While her research role was very specific, Rogers says the content of the medicine degree is quite broad.

However she believes her experience helped her develop a willingness to ask questions, while also improving her research and general organisational skills.

Her advice to others interested in both research and medicine?

‘Research is a difficult and competitive field that is worthwhile pursuing in its own right, so I don’t think anyone should go into research with the goal of using it to get into medicine,’ she says.

‘People in the medicine degree do well with various backgrounds. Research worked out well for me, though.’

Former neuroscience researcher Anastasia Sizemova

Anastasia Sizemova’s career goals have shifted markedly from her early days studying science/arts.

‘Initially I wanted to do arts because I wanted to be either a journalist or a translator – my background is Russian,’ she says.

However like Rogers, Sizemova decided she was more interested in science.

After her honours, she worked at the Australian National University for two years in a laboratory focused on sensory processing.

‘It was a neuroscience lab and we did experiments on mainly rats and mice, looking at how their brain processes the movement of whiskers – or how the movement of whiskers is coded in their brain,’ says the 29-year-old.

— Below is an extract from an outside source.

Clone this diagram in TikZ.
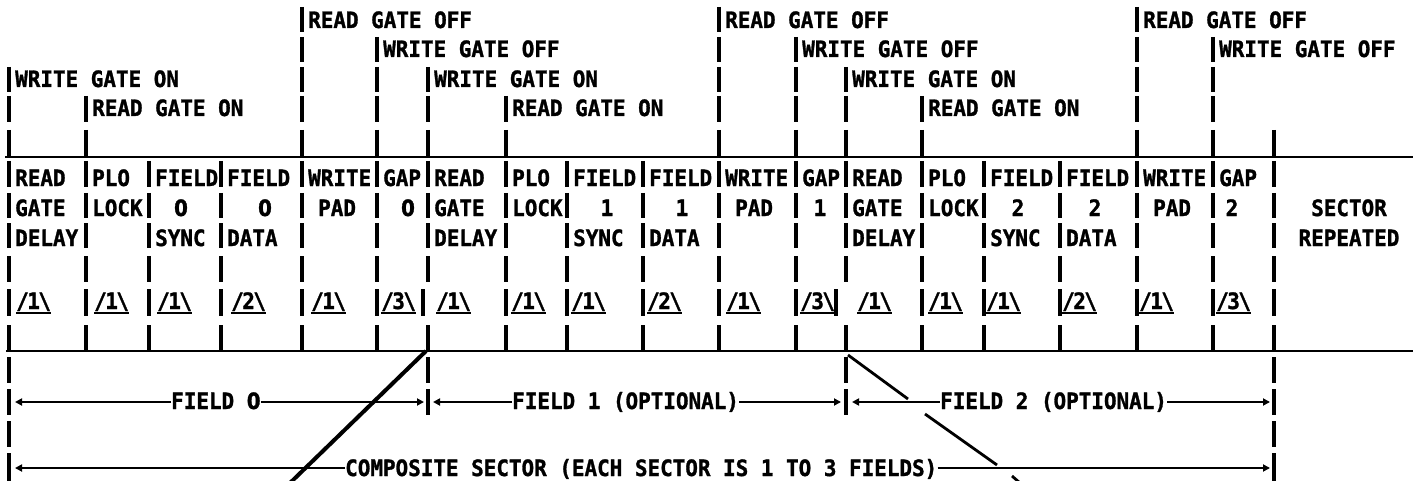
\documentclass[tikz,border=0pt]{standalone}
\usepackage{fontspec}
\newfontfamily\dia{DejaVu Sans Mono}[FakeStretch=0.93, BoldFeatures={FakeBold=1.3}]
\newfontfamily\diaz{DejaVu Sans}[FakeStretch=0.88, BoldFeatures={FakeBold=1.3}]
\usetikzlibrary{arrows.meta,calc}
\newcommand\notelbl[1]{/\kern-1.5pt#1\kern-1.5pt\textbackslash}
\newcommand\digit[1]{\ifnum#1=0 {\diaz 0}\else #1\fi}
\begin{document}
\begin{tikzpicture}[x=1pt,y=-1pt,
  lbl/.style={anchor=base west, inner sep=0pt, font=\dia\bfseries\fontsize{22.5}{22.5}\selectfont},
  clbl/.style={lbl, anchor=base},
  bar/.style={line width=3.2pt},
  rule/.style={line width=2.8pt},
  uline/.style={line width=2.2pt},
  arr/.style={line width=2pt, -{Triangle[length=7pt,width=7pt]}},
  diag/.style={line width=4pt},
  diagthin/.style={line width=2.8pt},
]
\fill[white] (0,0) rectangle (1413,481);
\useasboundingbox (0,0) rectangle (1413,481);

% horizontal rules
\coordinate (r1a) at (5,157); \coordinate (r1b) at (1413,157);
\coordinate (r2a) at (6,351); \coordinate (r2b) at (1413,351);
\draw[rule] (r1a) -- (r1b);
\draw[rule] (r2a) -- (r2b);

% ---- top event bars ----
\foreach \x/\r in {302/1,377/2,9/3,428/3,86/4,506/4,719/1,796/2,846/3,922/4,1137/1,1213/2,1274/5}{
  \foreach \a/\b/\i in {7/32/1,37/62/2,67/92/3,96/122/4,130/157/5}{
    \ifnum\i<\r\relax\else\draw[bar] (\x,\a) -- (\x,\b);\fi
  }
}
% ---- top event labels ----
\node[lbl] (rgoff1) at (308,28) {READ GATE OFF};
\node[lbl] (rgoff2) at (725,28) {READ GATE OFF};
\node[lbl] (rgoff3) at (1143,28) {READ GATE OFF};
\node[lbl] (wgoff1) at (383,57) {WRITE GATE OFF};
\node[lbl] (wgoff2) at (802,57) {WRITE GATE OFF};
\node[lbl] (wgoff3) at (1219,57) {WRITE GATE OFF};
\node[lbl] (wgon1) at (15,87) {WRITE GATE ON};
\node[lbl] (wgon2) at (434,87) {WRITE GATE ON};
\node[lbl] (wgon3) at (852,87) {WRITE GATE ON};
\node[lbl] (rgon1) at (92,116) {READ GATE ON};
\node[lbl] (rgon2) at (512,116) {READ GATE ON};
\node[lbl] (rgon3) at (928,116) {READ GATE ON};

% ---- table bars ----
\foreach \x in {9,86,149,221,302,377,428,506,567,643,719,796,846,922,984,1060,1137,1213,1274}{
  \foreach \a/\b in {161/187,193/218,223/248,256/282,325/351}{
    \draw[bar] (\x,\a) -- (\x,\b);
  }
}
\foreach \x in {9,86,149,221,302,377,423,506,567,643,719,796,836,922,984,1060,1137,1213,1274}{
  \draw[bar] (\x,289) -- (\x,316);
}

% ---- table texts ----
\foreach \k/\a/\b/\c/\d/\e/\f/\dc/\dd/\dg in {0/9/86/149/221/302/377/181/265/408,1/428/506/567/643/719/796/607/682/820,2/846/922/984/1060/1137/1213/1018/1095/1232}{
  \node[lbl] (read\k) at (\a+6,186) {READ};
  \node[lbl] (plo\k) at (\b+6,186) {PLO};
  \node[lbl] (fa\k) at (\c+6,186) {FIELD};
  \node[lbl] (fb\k) at (\d+6,186) {FIELD};
  \node[lbl] (write\k) at (\e+6,186) {WRITE};
  \node[lbl] (gap\k) at (\f+6,186) {GAP};
  \node[lbl] (gate\k) at (\a+6,216) {GATE};
  \node[lbl] (lock\k) at (\b+6,216) {LOCK};
  \node[clbl] (na\k) at (\dc,216) {\digit{\k}};
  \node[clbl] (nb\k) at (\dd,216) {\digit{\k}};
  \node[lbl] (pad\k) at (\e+16,216) {PAD};
  \node[clbl] (ng\k) at (\dg,216) {\digit{\k}};
  \node[lbl] (delay\k) at (\a+6,246) {DELAY};
  \node[lbl] (sync\k) at (\c+6,246) {SYNC};
  \node[lbl] (data\k) at (\d+6,246) {DATA};
}
\node[clbl] (sector) at (1349,216) {SECTOR};
\node[clbl] (repeated) at (1349,246) {REPEATED};

% ---- note references ----
\coordinate (ul) at (0,313);
\foreach \s/\n [count=\i] in {16/1,94/1,157/1,231/2,311/1,381/3,436/1,511/1,571/1,647/2,726/1,800/3,857/1,928/1,986/1,1062/2,1139/1,1216/3}{
  \node[lbl] (note\i) at (\s,309) {\notelbl{\n}};
  \draw[uline] (note\i.base west |- ul) -- (note\i.base east |- ul);
}

% ---- bottom bars ----
\foreach \x/\m in {9/4,428/2,846/2,1274/4}{
  \foreach \a/\b/\i in {357/383/1,389/415/2,421/447/3,453/482/4}{
    \ifnum\i>\m\relax\else\draw[bar] (\x,\a) -- (\x,\b);\fi
  }
}

% ---- field spans ----
\node[lbl] (f0) at (171,409) {FIELD \digit{0}};
\node[lbl] (f1) at (512,409) {FIELD 1 (OPTIONAL)};
\node[lbl] (f2) at (940,409) {FIELD 2 (OPTIONAL)};
\node[lbl] (comp) at (345,476) {COMPOSITE SECTOR (EACH SECTOR IS 1 TO 3 FIELDS)};
\coordinate (f0l) at (15,402);  \coordinate (f0r) at (424,402);
\coordinate (f1l) at (433,402); \coordinate (f1r) at (841,402);
\coordinate (f2l) at (852,402); \coordinate (f2r) at (1270,402);
\coordinate (cl) at (15,468);   \coordinate (cr) at (1270,468);
\draw[arr] (f0.west |- f0l) -- (f0l);
\draw[arr] (f0.east |- f0r) -- (f0r);
\draw[arr] (f1.west |- f1l) -- (f1l);
\draw[arr] (f1.east |- f1r) -- (f1r);
\draw[arr] (f2.west |- f2l) -- (f2l);
\draw[arr] (f2.east |- f2r) -- (f2r);
\draw[arr] (comp.west |- cl) -- (cl);
\draw[arr] (comp.east |- cr) -- (cr);

% ---- diagonal strokes ----
\coordinate (d1a) at (426,351); \coordinate (d1b) at (290,483);
\draw[diag] (d1a) -- (d1b);
\coordinate (d2a) at (848,355); \coordinate (d2b) at (908,399);
\coordinate (d2c) at (925,414); \coordinate (d2d) at (997,465);
\coordinate (d2e) at (1012,476); \coordinate (d2f) at (1020,483);
\draw[diagthin] (d2a) -- (d2b);
\draw[diagthin] (d2c) -- (d2d);
\draw[diagthin] (d2e) -- (d2f);
\end{tikzpicture}
\end{document}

'They (the doctors) had a clear link back to their patients in their research goals. I was impressed and inspired by the clear compassion they had for others. I felt like I wanted that sort of meaning in my own career.'

Amy Rogers,
Graduate, Deakin University

Then it was off to a Sydney lab focused on dementia research. ‘People would donate their brains after their death and we’d store them and process them and we’d send tissue out for research.’

Two things prompted Sizemova’s decision to switch to medicine: the desire to interact with more people – and to have a stable job.

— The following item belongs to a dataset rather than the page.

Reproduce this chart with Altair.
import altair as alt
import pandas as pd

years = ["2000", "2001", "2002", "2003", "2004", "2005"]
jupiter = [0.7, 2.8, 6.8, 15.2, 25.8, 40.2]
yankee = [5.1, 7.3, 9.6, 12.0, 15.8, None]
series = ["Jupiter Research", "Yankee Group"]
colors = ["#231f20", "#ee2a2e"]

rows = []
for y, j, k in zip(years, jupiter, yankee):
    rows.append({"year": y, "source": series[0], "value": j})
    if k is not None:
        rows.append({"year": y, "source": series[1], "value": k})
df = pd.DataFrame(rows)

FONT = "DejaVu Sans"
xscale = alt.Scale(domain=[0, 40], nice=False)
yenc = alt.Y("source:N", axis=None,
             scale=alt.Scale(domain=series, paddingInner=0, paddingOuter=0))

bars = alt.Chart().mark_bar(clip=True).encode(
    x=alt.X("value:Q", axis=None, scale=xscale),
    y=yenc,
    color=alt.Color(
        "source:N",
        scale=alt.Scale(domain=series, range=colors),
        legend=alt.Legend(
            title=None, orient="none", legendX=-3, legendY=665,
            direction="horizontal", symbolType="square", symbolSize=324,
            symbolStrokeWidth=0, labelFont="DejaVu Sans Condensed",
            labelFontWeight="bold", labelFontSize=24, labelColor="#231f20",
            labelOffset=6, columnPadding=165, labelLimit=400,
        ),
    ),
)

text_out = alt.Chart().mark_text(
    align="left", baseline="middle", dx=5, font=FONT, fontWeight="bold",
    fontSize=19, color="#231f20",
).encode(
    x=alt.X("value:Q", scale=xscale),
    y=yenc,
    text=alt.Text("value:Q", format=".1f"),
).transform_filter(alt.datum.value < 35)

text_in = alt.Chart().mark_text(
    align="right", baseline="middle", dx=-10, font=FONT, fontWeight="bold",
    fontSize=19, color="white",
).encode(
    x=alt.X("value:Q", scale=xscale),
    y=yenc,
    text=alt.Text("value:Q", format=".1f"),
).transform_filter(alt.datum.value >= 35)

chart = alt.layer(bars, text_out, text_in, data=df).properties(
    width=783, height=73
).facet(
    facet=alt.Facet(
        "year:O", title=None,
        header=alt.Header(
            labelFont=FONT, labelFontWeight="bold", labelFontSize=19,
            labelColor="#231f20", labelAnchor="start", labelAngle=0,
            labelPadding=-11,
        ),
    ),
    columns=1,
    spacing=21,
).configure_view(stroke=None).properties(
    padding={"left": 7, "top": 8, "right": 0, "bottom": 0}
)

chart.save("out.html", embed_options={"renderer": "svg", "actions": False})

‘I think I always wanted to work kind of on the interface of nitty gritty science-y things but also something with a human element,’ she says.

‘With research itself, you can still work with people, but you’re still working with the same team all the time. Basically you write papers and then you present them at conferences and then you apply for funding and try to convince people that your research matters.’

Seeing one of her supervisors going through the stress of applying for grants cemented her desire to switch away from research as a full-time career.

Former medical researcher Vanessa Rivera

Vanessa Rivera initially enjoyed the field of research, particularly during her honours when she focused on metastatic breast cancer.

After that, she worked as a research assistant in the area of molecular parasitology for three years. ‘The lab itself was looking at treatment for a type of parasite in south east Asia,’ she says.

However she wasn’t overly passionate about the topic and the job, by its nature, felt a little isolated.

‘You’re reading a lot of papers so you’re learning a lot and you’re still in a field where you’re surrounded by academics. But in terms of the research part itself, doing the actual lab work, it’s a very solitary job,’ says Rivera, 26.

‘I really like doing things that are methodical … but I just didn’t like not being able to talk to anybody.’

Rivera believes there is some crossover between her previous work and the medicine degree, particularly on the immunology side.

‘So I felt like I had a bit of an advantage, but at the same time I have never done anatomy before or physiology,’ she says.

Rivera’s advice for people trying to decide between a career in medicine and research?

‘It’s a difficult decision to make, and I don’t think you’re ever going to know unless you try,’ she says.

If you wanted to combine both interests, Rivera suggests studying medicine first and then using your patient base to undertake research later.

‘But if people are deciding which one to do and they’re not sure, it’s not actually harmful to do research first and I think it’s probably easier to do that and a lesser commitment.’